We reject defendant’s contention in his main brief that he was denied effective assistance of counsel based both on defense counsel’s failure to exercise a for-cause or peremptory challenge *1370with respect to a prospective juror (see People v Simmons, 119 AD3d 1343, 1344 [2014]; see generally People v Barboni, 21 NY3d 393, 407 [2013]), and on defense counsel’s failure to call defendant’s sister as a witness after he was advised that she would exercise her Fifth Amendment right to remain silent (see generally People v Thomas, 51 NY2d 466, 472-473 [1980]). We likewise reject defendant’s contention in his pro se supplemental brief that he was denied effective assistance of counsel based on defense counsel’s failure to request a charge on intoxication, in view of the testimony of a prosecution witness that defendant was intoxicated. Even assuming, arguendo, that the charge was warranted (see People v Sirico, 17 NY3d 744, 745 [2011]), we conclude that defendant failed to show the absence of a strategic explanation for the failure of defense counsel to request the charge (see People v Anderson, 120 AD3d 1549, 1549 [2014]; see generally People v Caban, 5 NY3d 143, 152 [2005]). Indeed, the record establishes that defense counsel’s strategy was to attack the credibility of the prosecution witness rather than to advance a theory that defendant’s intoxication negated an element of the respective crimes (see Penal Law § 15.25). Defendant’s remaining allegations of ineffective assistance of counsel contained in his main and pro se supplemental briefs also are without merit, and we conclude that defendant received meaningful assistance of counsel (see generally People v Baldi, 54 NY2d 137, 147 [1981]).

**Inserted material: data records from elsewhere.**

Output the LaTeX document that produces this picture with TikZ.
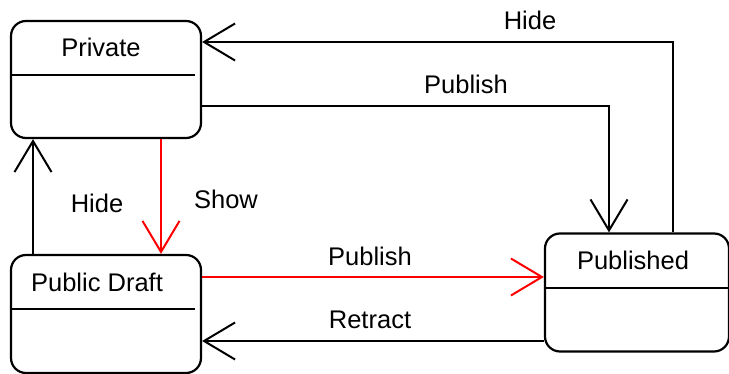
\documentclass[tikz,border=0pt]{standalone}
\usepackage{fontspec}
\setmainfont{Liberation Sans}
\usetikzlibrary{arrows.meta}

\tikzset{
    state/.style={draw, line width=2.2pt, rounded corners=15pt, inner sep=0pt},
    arr/.style={line width=2pt, -{Straight Barb[length=31pt,width=37pt,line width=2pt]}},
    lbl/.style={inner sep=0pt, font=\fontsize{25.5}{30}\selectfont},
}

\begin{document}
    \begin{tikzpicture}[x=1pt,y=-1pt]
        \useasboundingbox (0,0) rectangle (729,374);

        % states
        \node[state, minimum width=190pt, minimum height=117pt] (private) at (106,79.5) {};
        \node[state, minimum width=190pt, minimum height=118pt] (draft) at (106,314) {};
        \node[state, minimum width=184pt, minimum height=118pt] (published) at (637,292.5) {};

        \draw[line width=2pt] (12,75) -- (195,75);
        \draw[line width=2pt] (12,309) -- (195,309);
        \draw[line width=2pt] (545,288) -- (729,288);

        \node[lbl] (privT) at (101,47) {Private};
        \node[lbl] (draftT) at (97,282) {Public Draft};
        \node[lbl] (pubT) at (633,260) {Published};

        % transitions
        \draw[arr] (published.north -| 673,0) |- (private.east |- 0,42);
        \draw[arr] (private.east |- 0,106) -| (published.north -| 609,0);
        \draw[arr,red] (private.south -| 161,0) -- (draft.north -| 161,0);
        \draw[arr] (draft.north -| 33,0) -- (private.south -| 33,0);
        \draw[arr,red] (draft.east |- 0,277) -- (published.west |- 0,277);
        \draw[arr] (published.west |- 0,341) -- (draft.east |- 0,341);

        \node[lbl] (hideT) at (530,20) {Hide};
        \node[lbl] (publishT) at (466,84) {Publish};
        \node[lbl] (hideL) at (97,203) {Hide};
        \node[lbl] (showL) at (226,199) {Show};
        \node[lbl] (publishR) at (370,256) {Publish};
        \node[lbl] (retractL) at (370,320) {Retract};
    \end{tikzpicture}
\end{document}
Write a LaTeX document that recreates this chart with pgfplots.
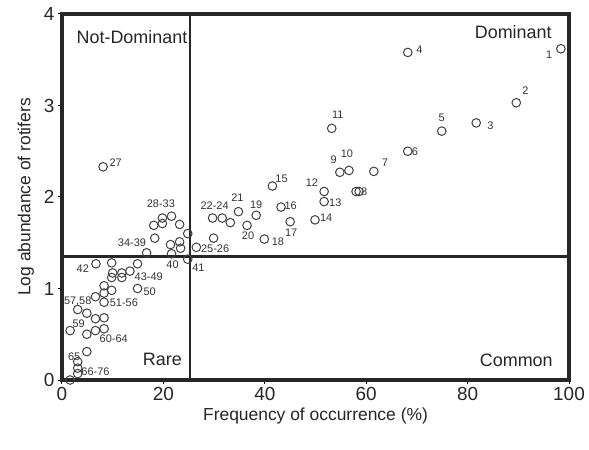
\documentclass[border=0pt]{standalone}
\usepackage{pgfplots}
\pgfplotsset{compat=1.18}
\usepackage{fontspec}
\setmainfont{Liberation Sans}
\newcommand{\lbl}{\fontsize{11}{12}\selectfont}
\newcommand{\qlbl}{\fontsize{18}{20}\selectfont}
\begin{document}
\begin{tikzpicture}
\begin{axis}[
  at={(0,0)}, anchor=south west,
  scale only axis, width=507bp, height=366bp,
  xmin=0, xmax=100, ymin=0, ymax=4,
  xtick={0,20,40,60,80,100}, ytick={0,1,2,3,4},
  tick align=outside, xtick pos=bottom, ytick pos=left,
  major tick length=4bp,
  tick style={black, line width=1bp},
  axis line style={line width=3.5bp, black!85},
  /pgf/number format/assume math mode=true,
  ticklabel style={font=\fontsize{19}{21}\selectfont, text=black!85},
  xlabel={Frequency of occurrence (\%)},
  ylabel={Log abundance of rotifers},
  label style={font=\fontsize{17.5}{20}\selectfont, text=black!85},
  ylabel style={yshift=3bp},
  clip=false,
]
% quadrant lines
\addplot[line width=2.2bp, black!85] coordinates {(25.3,0) (25.3,4)};
\addplot[line width=2.2bp, black!85] coordinates {(0,1.35) (100,1.35)};
% points
\addplot[only marks, mark=o, mark size=4.3bp, mark options={line width=1bp, draw=black!75}] table {
x y
98.4 3.62
89.6 3.03
81.7 2.81
68.2 3.58
74.9 2.72
68.2 2.50
61.5 2.28
58.0 2.06
58.6 2.06
54.8 2.27
56.6 2.29
53.2 2.75
51.7 2.06
51.7 1.95
49.9 1.75
41.5 2.12
43.2 1.89
45.0 1.73
39.9 1.54
38.3 1.80
36.5 1.69
34.8 1.84
29.7 1.77
31.6 1.77
33.2 1.72
29.9 1.55
26.5 1.45
8.1 2.33
19.8 1.77
21.6 1.79
18.1 1.69
19.8 1.71
23.2 1.70
18.3 1.55
16.7 1.39
21.4 1.48
23.2 1.51
23.4 1.44
21.6 1.38
24.8 1.60
24.8 1.32
6.7 1.27
9.8 1.28
14.9 1.27
9.8 1.12
10.0 1.17
11.8 1.17
11.8 1.12
13.4 1.19
14.9 1.00
8.3 1.03
9.8 0.98
8.3 0.95
6.6 0.91
8.3 0.85
3.1 0.77
4.9 0.73
6.6 0.67
8.3 0.68
8.3 0.56
6.6 0.54
4.9 0.50
1.6 0.54
4.9 0.31
3.1 0.20
3.1 0.13
3.1 0.07
1.6 0.00
};
% point labels
\begin{scope}[every node/.style={font=\lbl, text=black!80, inner sep=0pt}]
\node at (axis cs:96.1,3.56) {1};
\node at (axis cs:91.4,3.16) {2};
\node at (axis cs:84.5,2.78) {3};
\node at (axis cs:70.5,3.61) {4};
\node at (axis cs:74.9,2.87) {5};
\node at (axis cs:69.6,2.50) {6};
\node at (axis cs:63.7,2.37) {7};
\node at (axis cs:59.6,2.06) {8};
\node at (axis cs:53.6,2.41) {9};
\node at (axis cs:56.2,2.47) {10};
\node at (axis cs:54.4,2.90) {11};
\node at (axis cs:49.3,2.16) {12};
\node at (axis cs:53.9,1.94) {13};
\node at (axis cs:52.1,1.77) {14};
\node at (axis cs:43.3,2.20) {15};
\node at (axis cs:45.1,1.91) {16};
\node at (axis cs:45.2,1.61) {17};
\node at (axis cs:42.6,1.51) {18};
\node at (axis cs:38.3,1.92) {19};
\node at (axis cs:36.7,1.58) {20};
\node at (axis cs:34.6,1.99) {21};
\node at (axis cs:30.1,1.90) {22-24};
\node at (axis cs:30.2,1.43) {25-26};
\node at (axis cs:10.6,2.38) {27};
\node at (axis cs:19.5,1.93) {28-33};
\node at (axis cs:13.8,1.50) {34-39};
\node at (axis cs:21.8,1.26) {40};
\node at (axis cs:26.9,1.23) {41};
\node at (axis cs:4.1,1.22) {42};
\node at (axis cs:17.1,1.13) {43-49};
\node at (axis cs:17.3,0.97) {50};
\node at (axis cs:12.2,0.84) {51-56};
\node at (axis cs:3.1,0.86) {57,58};
\node at (axis cs:3.3,0.62) {59};
\node at (axis cs:10.2,0.45) {60-64};
\node at (axis cs:2.4,0.25) {65};
\node at (axis cs:6.6,0.09) {66-76};
\end{scope}
% quadrant names
\begin{scope}[every node/.style={font=\qlbl, text=black!85, inner sep=0pt}]
\node at (axis cs:13.8,3.75) {Not-Dominant};
\node at (axis cs:89.0,3.80) {Dominant};
\node at (axis cs:19.8,0.22) {Rare};
\node at (axis cs:89.6,0.22) {Common};
\end{scope}
\end{axis}
\pgfresetboundingbox
\path (-62bp,-70bp) rectangle (527bp,380bp);
\end{tikzpicture}
\end{document}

We reject defendant’s contention in his main brief that Supreme Court erred in denying his pro se motion seeking new counsel to represent him on his pro se CPL 330.30 motion to set aside the verdict on the grounds of juror misconduct and ineffective assistance of counsel, and for sentencing. Defense counsel did not take a position adverse to defendant and, indeed, supported the allegations of juror misconduct contained in the pro se motion (see People v Jones, 261 AD2d 920, 920 [1999], lv denied 93 NY2d 972 [1999]; cf. People v Simon, 71 AD3d 1574, 1576 [2010], lv denied 15 NY3d 757 [2010], reconsideration denied 15 NY3d 856 [2010]). In any event, we note that the court decided defendant’s motion without consideration of defense counsel’s comments (see Simon, 71 AD3d at 1576). Finally, the sentence is not unduly harsh or severe.

Present— Scudder, PJ., Centra, Lindley, Sconiers and DeJoseph, JJ.